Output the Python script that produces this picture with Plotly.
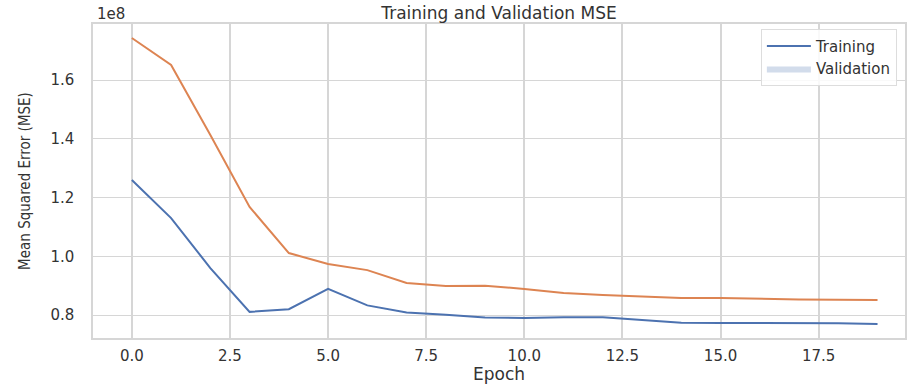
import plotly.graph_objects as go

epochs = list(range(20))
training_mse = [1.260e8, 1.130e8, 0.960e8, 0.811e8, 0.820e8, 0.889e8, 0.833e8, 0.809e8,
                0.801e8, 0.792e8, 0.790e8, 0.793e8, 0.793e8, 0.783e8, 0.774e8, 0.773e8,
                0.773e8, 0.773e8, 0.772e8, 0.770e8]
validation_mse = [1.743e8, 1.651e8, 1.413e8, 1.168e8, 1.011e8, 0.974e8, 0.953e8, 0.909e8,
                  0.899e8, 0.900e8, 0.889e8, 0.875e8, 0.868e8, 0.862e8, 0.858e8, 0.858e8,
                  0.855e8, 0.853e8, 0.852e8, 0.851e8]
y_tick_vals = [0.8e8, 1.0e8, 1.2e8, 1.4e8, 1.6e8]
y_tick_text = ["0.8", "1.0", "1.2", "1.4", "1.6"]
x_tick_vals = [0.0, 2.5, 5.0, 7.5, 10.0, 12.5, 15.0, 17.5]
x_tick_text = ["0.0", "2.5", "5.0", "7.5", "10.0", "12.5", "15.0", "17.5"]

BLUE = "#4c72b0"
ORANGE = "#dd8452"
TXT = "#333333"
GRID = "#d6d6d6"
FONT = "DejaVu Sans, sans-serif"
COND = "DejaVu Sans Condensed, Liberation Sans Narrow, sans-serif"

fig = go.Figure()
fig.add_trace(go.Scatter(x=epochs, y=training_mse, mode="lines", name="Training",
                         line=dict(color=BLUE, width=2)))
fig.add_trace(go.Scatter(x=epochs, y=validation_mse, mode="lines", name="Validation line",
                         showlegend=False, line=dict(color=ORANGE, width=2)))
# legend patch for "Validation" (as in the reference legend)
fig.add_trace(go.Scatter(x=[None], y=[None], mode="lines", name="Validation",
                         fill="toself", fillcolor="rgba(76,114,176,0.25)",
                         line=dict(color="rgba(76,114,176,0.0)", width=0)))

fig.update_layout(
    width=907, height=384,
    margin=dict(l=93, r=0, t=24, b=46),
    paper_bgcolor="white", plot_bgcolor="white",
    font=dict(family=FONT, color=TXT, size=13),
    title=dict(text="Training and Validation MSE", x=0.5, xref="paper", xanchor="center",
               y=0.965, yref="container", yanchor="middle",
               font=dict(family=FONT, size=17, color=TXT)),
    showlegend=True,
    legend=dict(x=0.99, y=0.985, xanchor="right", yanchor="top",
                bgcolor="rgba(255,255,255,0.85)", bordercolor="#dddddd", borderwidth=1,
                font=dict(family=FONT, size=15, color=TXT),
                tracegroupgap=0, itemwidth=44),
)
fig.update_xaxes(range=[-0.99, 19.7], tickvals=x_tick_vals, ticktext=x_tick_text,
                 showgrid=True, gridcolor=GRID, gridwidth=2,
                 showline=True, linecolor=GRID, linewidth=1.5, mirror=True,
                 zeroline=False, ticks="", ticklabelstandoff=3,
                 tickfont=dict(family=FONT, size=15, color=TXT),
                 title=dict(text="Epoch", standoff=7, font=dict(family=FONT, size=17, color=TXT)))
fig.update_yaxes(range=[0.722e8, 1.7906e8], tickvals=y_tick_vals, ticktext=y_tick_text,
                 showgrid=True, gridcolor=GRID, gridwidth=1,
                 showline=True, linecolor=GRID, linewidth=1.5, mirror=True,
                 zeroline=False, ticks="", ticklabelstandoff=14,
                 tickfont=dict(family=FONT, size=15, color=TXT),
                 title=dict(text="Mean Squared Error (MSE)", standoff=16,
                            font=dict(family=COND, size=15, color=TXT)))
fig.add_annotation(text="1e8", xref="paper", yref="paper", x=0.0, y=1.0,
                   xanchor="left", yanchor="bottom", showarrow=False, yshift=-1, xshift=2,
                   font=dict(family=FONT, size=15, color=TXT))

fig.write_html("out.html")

━━━━━━━━━━━━━━━━━━━━

Omit any images, then output the listing exactly.

_Result_:
Output the Python script that produces this picture with Plotly.
import plotly.graph_objects as go

epochs = list(range(20))
training_mse = [1.260e8, 1.130e8, 0.960e8, 0.811e8, 0.820e8, 0.889e8, 0.833e8, 0.809e8,
                0.801e8, 0.792e8, 0.790e8, 0.793e8, 0.793e8, 0.783e8, 0.774e8, 0.773e8,
                0.773e8, 0.773e8, 0.772e8, 0.770e8]
validation_mse = [1.743e8, 1.651e8, 1.413e8, 1.168e8, 1.011e8, 0.974e8, 0.953e8, 0.909e8,
                  0.899e8, 0.900e8, 0.889e8, 0.875e8, 0.868e8, 0.862e8, 0.858e8, 0.858e8,
                  0.855e8, 0.853e8, 0.852e8, 0.851e8]
y_tick_vals = [0.8e8, 1.0e8, 1.2e8, 1.4e8, 1.6e8]
y_tick_text = ["0.8", "1.0", "1.2", "1.4", "1.6"]
x_tick_vals = [0.0, 2.5, 5.0, 7.5, 10.0, 12.5, 15.0, 17.5]
x_tick_text = ["0.0", "2.5", "5.0", "7.5", "10.0", "12.5", "15.0", "17.5"]

BLUE = "#4c72b0"
ORANGE = "#dd8452"
TXT = "#333333"
GRID = "#d6d6d6"
FONT = "DejaVu Sans, sans-serif"
COND = "DejaVu Sans Condensed, Liberation Sans Narrow, sans-serif"

fig = go.Figure()
fig.add_trace(go.Scatter(x=epochs, y=training_mse, mode="lines", name="Training",
                         line=dict(color=BLUE, width=2)))
fig.add_trace(go.Scatter(x=epochs, y=validation_mse, mode="lines", name="Validation line",
                         showlegend=False, line=dict(color=ORANGE, width=2)))
# legend patch for "Validation" (as in the reference legend)
fig.add_trace(go.Scatter(x=[None], y=[None], mode="lines", name="Validation",
                         fill="toself", fillcolor="rgba(76,114,176,0.25)",
                         line=dict(color="rgba(76,114,176,0.0)", width=0)))

fig.update_layout(
    width=907, height=384,
    margin=dict(l=93, r=0, t=24, b=46),
    paper_bgcolor="white", plot_bgcolor="white",
    font=dict(family=FONT, color=TXT, size=13),
    title=dict(text="Training and Validation MSE", x=0.5, xref="paper", xanchor="center",
               y=0.965, yref="container", yanchor="middle",
               font=dict(family=FONT, size=17, color=TXT)),
    showlegend=True,
    legend=dict(x=0.99, y=0.985, xanchor="right", yanchor="top",
                bgcolor="rgba(255,255,255,0.85)", bordercolor="#dddddd", borderwidth=1,
                font=dict(family=FONT, size=15, color=TXT),
                tracegroupgap=0, itemwidth=44),
)
fig.update_xaxes(range=[-0.99, 19.7], tickvals=x_tick_vals, ticktext=x_tick_text,
                 showgrid=True, gridcolor=GRID, gridwidth=2,
                 showline=True, linecolor=GRID, linewidth=1.5, mirror=True,
                 zeroline=False, ticks="", ticklabelstandoff=3,
                 tickfont=dict(family=FONT, size=15, color=TXT),
                 title=dict(text="Epoch", standoff=7, font=dict(family=FONT, size=17, color=TXT)))
fig.update_yaxes(range=[0.722e8, 1.7906e8], tickvals=y_tick_vals, ticktext=y_tick_text,
                 showgrid=True, gridcolor=GRID, gridwidth=1,
                 showline=True, linecolor=GRID, linewidth=1.5, mirror=True,
                 zeroline=False, ticks="", ticklabelstandoff=14,
                 tickfont=dict(family=FONT, size=15, color=TXT),
                 title=dict(text="Mean Squared Error (MSE)", standoff=16,
                            font=dict(family=COND, size=15, color=TXT)))
fig.add_annotation(text="1e8", xref="paper", yref="paper", x=0.0, y=1.0,
                   xanchor="left", yanchor="bottom", showarrow=False, yshift=-1, xshift=2,
                   font=dict(family=FONT, size=15, color=TXT))

fig.write_html("out.html")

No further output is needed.